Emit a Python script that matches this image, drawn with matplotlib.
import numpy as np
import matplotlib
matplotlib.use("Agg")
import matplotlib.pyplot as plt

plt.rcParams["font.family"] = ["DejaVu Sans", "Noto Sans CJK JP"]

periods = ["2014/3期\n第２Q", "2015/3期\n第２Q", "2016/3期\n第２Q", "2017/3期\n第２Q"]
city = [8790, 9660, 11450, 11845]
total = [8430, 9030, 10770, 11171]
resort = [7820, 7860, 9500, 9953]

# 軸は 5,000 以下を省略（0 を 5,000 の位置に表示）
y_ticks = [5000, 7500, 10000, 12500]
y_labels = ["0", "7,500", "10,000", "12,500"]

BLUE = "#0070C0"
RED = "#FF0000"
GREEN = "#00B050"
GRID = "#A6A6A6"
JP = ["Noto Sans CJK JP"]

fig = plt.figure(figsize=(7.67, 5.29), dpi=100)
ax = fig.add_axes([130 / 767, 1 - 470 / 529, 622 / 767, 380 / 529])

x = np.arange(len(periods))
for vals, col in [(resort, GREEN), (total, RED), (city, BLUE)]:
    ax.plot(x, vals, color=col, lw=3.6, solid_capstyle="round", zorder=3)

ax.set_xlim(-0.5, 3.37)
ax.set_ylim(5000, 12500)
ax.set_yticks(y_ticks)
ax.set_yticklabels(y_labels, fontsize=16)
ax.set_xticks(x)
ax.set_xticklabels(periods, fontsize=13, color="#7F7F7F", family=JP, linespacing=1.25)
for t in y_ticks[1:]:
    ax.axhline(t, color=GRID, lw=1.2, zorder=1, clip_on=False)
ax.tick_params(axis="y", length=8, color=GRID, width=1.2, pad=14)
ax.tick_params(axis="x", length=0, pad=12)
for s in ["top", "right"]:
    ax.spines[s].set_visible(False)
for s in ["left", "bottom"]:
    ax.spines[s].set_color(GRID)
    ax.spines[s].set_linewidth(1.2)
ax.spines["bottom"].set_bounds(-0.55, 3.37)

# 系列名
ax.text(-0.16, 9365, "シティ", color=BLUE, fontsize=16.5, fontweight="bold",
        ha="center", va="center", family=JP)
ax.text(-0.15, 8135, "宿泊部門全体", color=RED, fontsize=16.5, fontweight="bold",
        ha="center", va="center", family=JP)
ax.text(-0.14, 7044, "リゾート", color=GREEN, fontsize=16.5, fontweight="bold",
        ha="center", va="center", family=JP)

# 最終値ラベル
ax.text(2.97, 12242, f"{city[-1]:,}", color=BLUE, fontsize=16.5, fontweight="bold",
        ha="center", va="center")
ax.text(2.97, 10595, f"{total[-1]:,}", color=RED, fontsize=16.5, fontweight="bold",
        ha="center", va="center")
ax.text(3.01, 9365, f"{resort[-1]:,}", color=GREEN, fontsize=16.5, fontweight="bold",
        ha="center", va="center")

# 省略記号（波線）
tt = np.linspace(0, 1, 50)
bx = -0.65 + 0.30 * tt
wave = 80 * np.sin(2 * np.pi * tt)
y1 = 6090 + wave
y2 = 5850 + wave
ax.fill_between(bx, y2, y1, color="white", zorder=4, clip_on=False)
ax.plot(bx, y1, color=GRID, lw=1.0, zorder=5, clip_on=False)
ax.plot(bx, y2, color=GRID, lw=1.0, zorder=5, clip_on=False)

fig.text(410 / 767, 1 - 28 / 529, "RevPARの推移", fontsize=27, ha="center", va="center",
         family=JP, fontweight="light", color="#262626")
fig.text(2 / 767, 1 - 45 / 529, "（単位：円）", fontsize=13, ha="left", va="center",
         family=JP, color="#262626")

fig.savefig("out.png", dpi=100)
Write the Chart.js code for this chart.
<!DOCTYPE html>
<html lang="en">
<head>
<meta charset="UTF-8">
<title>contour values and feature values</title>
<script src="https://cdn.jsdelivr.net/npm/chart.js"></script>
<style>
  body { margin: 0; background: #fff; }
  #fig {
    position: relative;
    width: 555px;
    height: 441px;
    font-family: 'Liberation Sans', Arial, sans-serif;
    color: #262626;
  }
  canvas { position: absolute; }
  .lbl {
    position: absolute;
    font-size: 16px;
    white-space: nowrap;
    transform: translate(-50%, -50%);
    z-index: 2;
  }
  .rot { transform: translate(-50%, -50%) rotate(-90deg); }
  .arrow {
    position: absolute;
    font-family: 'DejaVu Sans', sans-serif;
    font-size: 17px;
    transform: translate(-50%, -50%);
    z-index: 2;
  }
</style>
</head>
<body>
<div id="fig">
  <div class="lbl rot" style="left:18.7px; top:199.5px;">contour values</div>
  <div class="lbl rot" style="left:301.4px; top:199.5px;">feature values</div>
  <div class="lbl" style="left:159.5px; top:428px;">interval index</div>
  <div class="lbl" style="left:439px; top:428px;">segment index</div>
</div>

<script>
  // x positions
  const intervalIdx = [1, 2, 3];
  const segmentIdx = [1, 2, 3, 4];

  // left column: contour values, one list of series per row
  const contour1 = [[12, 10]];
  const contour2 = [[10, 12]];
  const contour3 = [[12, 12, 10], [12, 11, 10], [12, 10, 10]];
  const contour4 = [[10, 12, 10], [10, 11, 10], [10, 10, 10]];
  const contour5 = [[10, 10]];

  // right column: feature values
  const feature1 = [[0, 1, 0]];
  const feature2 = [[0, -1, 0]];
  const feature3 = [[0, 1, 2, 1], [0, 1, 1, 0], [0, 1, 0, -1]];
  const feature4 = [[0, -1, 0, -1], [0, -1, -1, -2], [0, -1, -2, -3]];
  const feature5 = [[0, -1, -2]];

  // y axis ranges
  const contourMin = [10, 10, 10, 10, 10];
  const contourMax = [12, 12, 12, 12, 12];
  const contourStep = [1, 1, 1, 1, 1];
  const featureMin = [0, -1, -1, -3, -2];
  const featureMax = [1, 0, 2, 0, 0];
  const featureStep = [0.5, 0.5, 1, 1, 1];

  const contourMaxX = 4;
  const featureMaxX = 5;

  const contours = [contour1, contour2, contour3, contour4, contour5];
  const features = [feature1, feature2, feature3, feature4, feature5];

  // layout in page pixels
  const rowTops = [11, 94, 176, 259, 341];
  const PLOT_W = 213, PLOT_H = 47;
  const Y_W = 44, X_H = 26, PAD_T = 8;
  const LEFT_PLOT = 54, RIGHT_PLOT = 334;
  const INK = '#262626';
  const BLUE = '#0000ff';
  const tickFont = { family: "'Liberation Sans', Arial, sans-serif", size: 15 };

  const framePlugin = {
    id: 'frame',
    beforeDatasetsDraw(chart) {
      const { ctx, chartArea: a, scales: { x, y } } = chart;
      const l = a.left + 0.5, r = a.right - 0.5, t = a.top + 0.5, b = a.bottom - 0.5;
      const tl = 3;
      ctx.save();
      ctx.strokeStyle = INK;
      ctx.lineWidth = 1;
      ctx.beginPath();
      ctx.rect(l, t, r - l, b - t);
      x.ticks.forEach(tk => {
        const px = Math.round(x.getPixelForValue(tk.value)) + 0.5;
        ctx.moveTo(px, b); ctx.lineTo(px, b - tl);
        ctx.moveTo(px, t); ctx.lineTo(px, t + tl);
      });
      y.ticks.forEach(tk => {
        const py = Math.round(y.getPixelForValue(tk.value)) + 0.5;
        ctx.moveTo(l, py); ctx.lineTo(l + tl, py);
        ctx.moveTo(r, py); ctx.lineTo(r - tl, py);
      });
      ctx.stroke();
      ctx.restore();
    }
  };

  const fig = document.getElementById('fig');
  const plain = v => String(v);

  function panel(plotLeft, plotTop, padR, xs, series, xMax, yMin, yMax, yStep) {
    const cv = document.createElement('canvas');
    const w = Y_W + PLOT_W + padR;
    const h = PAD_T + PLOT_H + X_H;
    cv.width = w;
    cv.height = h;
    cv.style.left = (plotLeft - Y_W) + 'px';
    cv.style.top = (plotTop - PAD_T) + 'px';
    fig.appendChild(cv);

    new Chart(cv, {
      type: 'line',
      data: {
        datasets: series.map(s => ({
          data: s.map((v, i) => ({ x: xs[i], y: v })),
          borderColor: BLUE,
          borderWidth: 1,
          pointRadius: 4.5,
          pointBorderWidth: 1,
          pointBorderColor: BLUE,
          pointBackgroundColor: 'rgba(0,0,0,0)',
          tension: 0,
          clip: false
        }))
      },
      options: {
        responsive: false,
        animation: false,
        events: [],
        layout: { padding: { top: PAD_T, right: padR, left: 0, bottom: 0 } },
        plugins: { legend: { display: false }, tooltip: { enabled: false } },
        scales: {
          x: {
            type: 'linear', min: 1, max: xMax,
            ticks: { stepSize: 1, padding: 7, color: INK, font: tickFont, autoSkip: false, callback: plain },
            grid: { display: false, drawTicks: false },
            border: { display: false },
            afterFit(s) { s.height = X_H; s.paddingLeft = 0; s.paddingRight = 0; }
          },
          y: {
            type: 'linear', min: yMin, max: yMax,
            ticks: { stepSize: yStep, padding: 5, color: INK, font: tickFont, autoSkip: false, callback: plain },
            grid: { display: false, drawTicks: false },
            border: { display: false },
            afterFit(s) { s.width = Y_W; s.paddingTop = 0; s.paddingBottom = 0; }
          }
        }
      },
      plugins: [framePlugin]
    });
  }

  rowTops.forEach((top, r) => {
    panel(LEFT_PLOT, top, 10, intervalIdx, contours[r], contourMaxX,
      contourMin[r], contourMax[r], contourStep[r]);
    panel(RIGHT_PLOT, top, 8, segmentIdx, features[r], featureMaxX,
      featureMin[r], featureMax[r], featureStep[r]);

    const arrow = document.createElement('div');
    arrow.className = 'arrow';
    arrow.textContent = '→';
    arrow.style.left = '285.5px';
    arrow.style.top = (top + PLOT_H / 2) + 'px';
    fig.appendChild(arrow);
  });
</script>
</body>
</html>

...

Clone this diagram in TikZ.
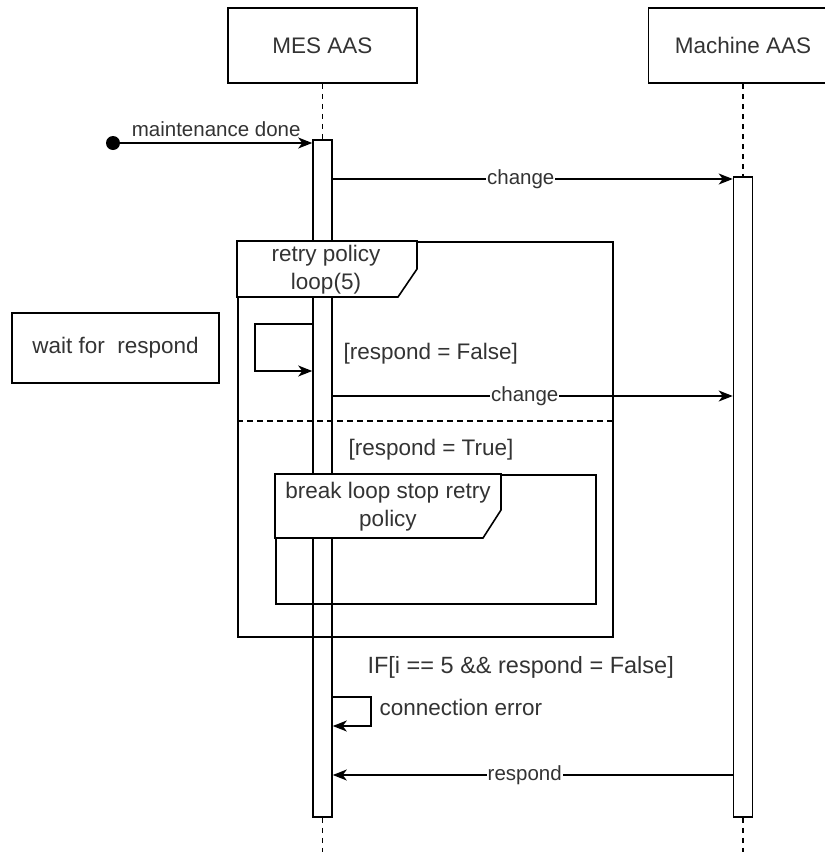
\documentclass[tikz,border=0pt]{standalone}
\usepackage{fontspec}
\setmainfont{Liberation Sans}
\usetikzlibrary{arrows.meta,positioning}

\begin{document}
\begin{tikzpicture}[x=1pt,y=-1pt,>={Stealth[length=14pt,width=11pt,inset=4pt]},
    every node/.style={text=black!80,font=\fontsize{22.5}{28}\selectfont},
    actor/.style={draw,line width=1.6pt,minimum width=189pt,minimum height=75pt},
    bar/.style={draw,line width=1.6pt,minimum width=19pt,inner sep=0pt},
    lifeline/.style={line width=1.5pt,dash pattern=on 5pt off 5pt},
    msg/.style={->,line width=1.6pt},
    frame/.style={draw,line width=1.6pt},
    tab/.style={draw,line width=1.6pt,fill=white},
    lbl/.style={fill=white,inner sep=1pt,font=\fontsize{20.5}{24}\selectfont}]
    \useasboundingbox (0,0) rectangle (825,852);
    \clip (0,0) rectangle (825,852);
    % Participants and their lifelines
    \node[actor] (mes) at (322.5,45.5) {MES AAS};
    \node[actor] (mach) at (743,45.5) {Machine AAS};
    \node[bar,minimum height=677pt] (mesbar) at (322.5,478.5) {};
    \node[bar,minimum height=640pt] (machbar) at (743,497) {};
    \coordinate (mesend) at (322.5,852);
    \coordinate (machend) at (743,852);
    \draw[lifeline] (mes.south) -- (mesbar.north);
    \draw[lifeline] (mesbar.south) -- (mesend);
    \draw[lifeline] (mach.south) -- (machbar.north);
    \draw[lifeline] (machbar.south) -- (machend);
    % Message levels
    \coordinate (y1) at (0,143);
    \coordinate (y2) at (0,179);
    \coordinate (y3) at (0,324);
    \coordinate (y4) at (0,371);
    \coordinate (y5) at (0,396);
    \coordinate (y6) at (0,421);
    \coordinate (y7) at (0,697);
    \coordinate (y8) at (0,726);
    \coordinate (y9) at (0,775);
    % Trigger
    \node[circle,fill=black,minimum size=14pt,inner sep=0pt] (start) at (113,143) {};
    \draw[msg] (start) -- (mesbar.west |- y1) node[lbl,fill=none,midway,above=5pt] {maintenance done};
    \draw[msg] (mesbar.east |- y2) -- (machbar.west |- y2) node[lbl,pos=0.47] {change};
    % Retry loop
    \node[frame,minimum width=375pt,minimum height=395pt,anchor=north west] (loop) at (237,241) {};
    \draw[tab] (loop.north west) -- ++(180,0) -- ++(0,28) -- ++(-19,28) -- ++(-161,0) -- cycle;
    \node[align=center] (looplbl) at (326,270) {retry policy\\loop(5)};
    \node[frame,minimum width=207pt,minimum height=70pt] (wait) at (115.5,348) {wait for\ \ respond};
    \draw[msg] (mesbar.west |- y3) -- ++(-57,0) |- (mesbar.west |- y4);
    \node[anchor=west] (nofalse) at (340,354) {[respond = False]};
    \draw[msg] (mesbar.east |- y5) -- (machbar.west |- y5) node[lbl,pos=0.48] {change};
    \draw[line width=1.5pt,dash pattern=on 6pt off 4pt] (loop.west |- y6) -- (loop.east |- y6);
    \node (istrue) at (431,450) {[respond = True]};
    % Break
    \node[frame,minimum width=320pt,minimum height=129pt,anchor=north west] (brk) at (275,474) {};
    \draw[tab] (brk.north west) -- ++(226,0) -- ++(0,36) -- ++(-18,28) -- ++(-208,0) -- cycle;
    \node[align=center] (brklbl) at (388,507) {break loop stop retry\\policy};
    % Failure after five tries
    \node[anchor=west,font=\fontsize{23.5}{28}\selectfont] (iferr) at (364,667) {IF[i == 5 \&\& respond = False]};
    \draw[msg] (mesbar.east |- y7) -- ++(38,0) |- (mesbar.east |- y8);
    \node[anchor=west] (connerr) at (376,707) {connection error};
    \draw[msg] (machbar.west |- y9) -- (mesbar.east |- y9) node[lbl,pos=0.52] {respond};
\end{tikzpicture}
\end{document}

## Aim of the exercise:
Make a tally of the lines in this data that include the string "matplotlib", and answer with that tally alone.

## Task output:
4